Many cities in the country, indeed in the world, are now being occupied. Occupy Wall Street is encamped in Manhattan. Occupy DC is located in two spaces in Washington, D.C. Occupy Boston continues strong.
Many in the press, particularly the more conservative press, criticize the protestors lack of focus. They are label with tags from the 1960s (e.g., dirty, unwashed) in an effort to dismiss them.
It seems to me that there is a commonality to their protests. They demand that corporations have a priority of people over profits. They demand an end to the incredible disparity between the top 1% and the rest of the nation in terms of growth in wealth and lifestyle. More than anything though, they demand a return of their government.
It is most obvious with the Republicans, but both parties are at fault. Running for office is now so expensive that politicians spend most of their time fund raising — and, as the saying goes, “If you take the king’s coin, you must do the king’s bidding.” Money speaks. With the Citizens United v. Federal Election Commission ruling, the Supreme Court opened this purchase of politicians to corporations. The rich and the corporations now have more voice than do the ordinary voters — the 99%.

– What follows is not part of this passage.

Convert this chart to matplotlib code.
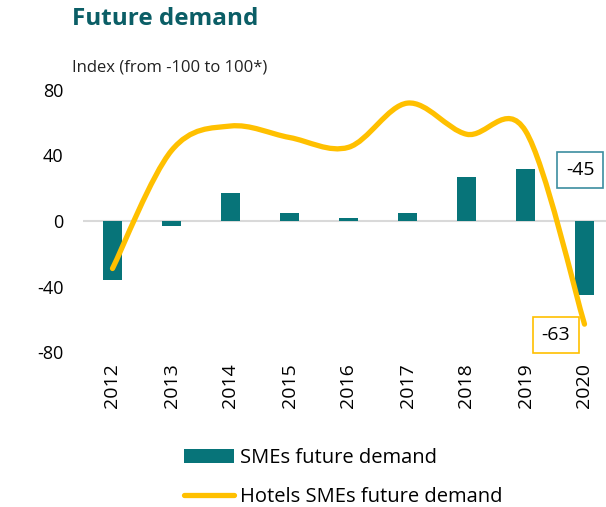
import numpy as np
import matplotlib
matplotlib.use("Agg")
from matplotlib import pyplot as plt
from matplotlib.path import Path
from matplotlib.patches import PathPatch
from matplotlib.lines import Line2D
from matplotlib.patches import Patch

plt.rcParams["font.family"] = ["Open Sans", "DejaVu Sans"]
plt.rcParams["axes.unicode_minus"] = False

years = ["2012", "2013", "2014", "2015", "2016", "2017", "2018", "2019", "2020"]
smes_demand = [-36, -3, 17, 5, 2, 5, 27, 32, -45]
hotels_demand = [-29, 43, 58, 51, 45, 72, 53, 55, -63]

teal = "#077479"
gold = "#FFC000"


def smooth_path(x, y, tension=1 / 6):
  # Excel-like smoothed line: cubic bezier through the points
  verts = [(x[0], y[0])]
  codes = [Path.MOVETO]
  n = len(x)
  for i in range(n - 1):
    x0, y0 = (x[i - 1], y[i - 1]) if i > 0 else (x[i], y[i])
    x3, y3 = (x[i + 2], y[i + 2]) if i + 2 < n else (x[i + 1], y[i + 1])
    c1 = (x[i] + (x[i + 1] - x0) * tension, y[i] + (y[i + 1] - y0) * tension)
    c2 = (x[i + 1] - (x3 - x[i]) * tension, y[i + 1] - (y3 - y[i]) * tension)
    verts += [c1, c2, (x[i + 1], y[i + 1])]
    codes += [Path.CURVE4] * 3
  return Path(verts, codes)


fig = plt.figure(figsize=(6.06, 5.07), dpi=100)
ax = fig.add_axes([83 / 606, (507 - 352) / 507, 531 / 606, 262 / 507])

pos = np.arange(len(years))
ax.bar(pos, smes_demand, width=0.32, color=teal, zorder=2)
ax.axhline(0, color="#d9d9d9", lw=1.5, zorder=1)

line = PathPatch(smooth_path(pos, hotels_demand), fill=False, edgecolor=gold,
                 lw=3.8, capstyle="round", joinstyle="round", zorder=3)
ax.add_patch(line)

ax.set_xlim(-0.5, len(years) - 0.5)
ax.set_ylim(-80, 80)
ax.set_yticks([-80, -40, 0, 40, 80])
ax.set_xticks(pos)
ax.set_xticklabels(years, rotation=90)
ax.tick_params(axis="both", length=0, labelsize=13, colors="black")
ax.tick_params(axis="x", pad=8, labelsize=14)
ax.tick_params(axis="y", pad=14)
for s in ax.spines.values():
  s.set_visible(False)

# value labels for 2020
ax.annotate(str(smes_demand[-1]), xy=(pos[-1] - 0.07, 31), ha="center", va="center",
            fontsize=14, bbox=dict(boxstyle="square,pad=0.45", fc="white", ec="#3c8ea0", lw=1.2),
            annotation_clip=False, zorder=5)
ax.annotate(str(hotels_demand[-1]), xy=(pos[-1] - 0.49, -69.5), ha="center", va="center",
            fontsize=14, bbox=dict(boxstyle="square,pad=0.45", fc="white", ec=gold, lw=1.2),
            annotation_clip=False, zorder=5)

fig.text(72 / 606, 1 - 19 / 507, "Future demand", fontsize=17.5, fontweight="bold",
         color="#0b5e66", va="center", ha="left")
fig.text(72 / 606, 1 - 68 / 507, "Index (from -100 to 100*)", fontsize=12,
         color="#222222", va="center", ha="left")

handles = [Patch(facecolor=teal, edgecolor="none"),
           Line2D([0], [0], color=gold, lw=3.8, solid_capstyle="round")]
fig.legend(handles, ["SMEs future demand", "Hotels SMEs future demand"],
           loc="upper left", bbox_to_anchor=(176 / 606, 1 - 440 / 507),
           frameon=False, fontsize=14.5, handlelength=2.5, handletextpad=0.3,
           labelspacing=0.95, borderaxespad=0)

fig.savefig("out.png", dpi=100)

But, I think that people are bothered by more than this. What they are bothered by is summed up in Mitt Romney’s off-hand remark, “Corporations are people, my friend.”
We have a lot of people trying to label things as people. We, Catholics, have been saying for some time now that a fetus should be considered to be a person. Mississippi has a ballot initiative to change their state constitution to declare that a fertilized human egg is a person. (Keeping in mind that between one-third and one-half of all fertilized eggs never fully implant, that’s a lot of dead human beings.)
The history of corporate personhood is a long and interesting one. In 1819, the Supreme Court, in Dartmouth College v. Woodward, said that corporations were recognized as having the same rights as natural persons to contract and to enforce those contracts. In Santa Clara County v. Southern Pacific Railroad (1886), the Supreme Court recognized corporations as persons for the purposes of the Fourteenth Amendment.
It was the Citizens United ruling, however, which said that corporations have First Amendment rights too. I think that this was the straw that broke the camel’s back. Corporations, with their deep treasuries, now have the ability to influence elections in a way once reserved only to rich human beings. The value of the single voter has, once again, been diluted, and I think that this was just too much.
So, the striking inequality of wealth in this country is one cause of the Occupy movement, but I think so too is the feeling that the government has now been co-opted by the rich and the corporations.
Do we need to occupy public plazas to fight this? No. Move to Amend is a group set up to amend the U.S. Constitution to make it clear the money is not speech and that human beings, not corporations, are persons.
As one sign I saw at the protest said, “I’ll believe that corporations are persons the first time that Texas executes one.”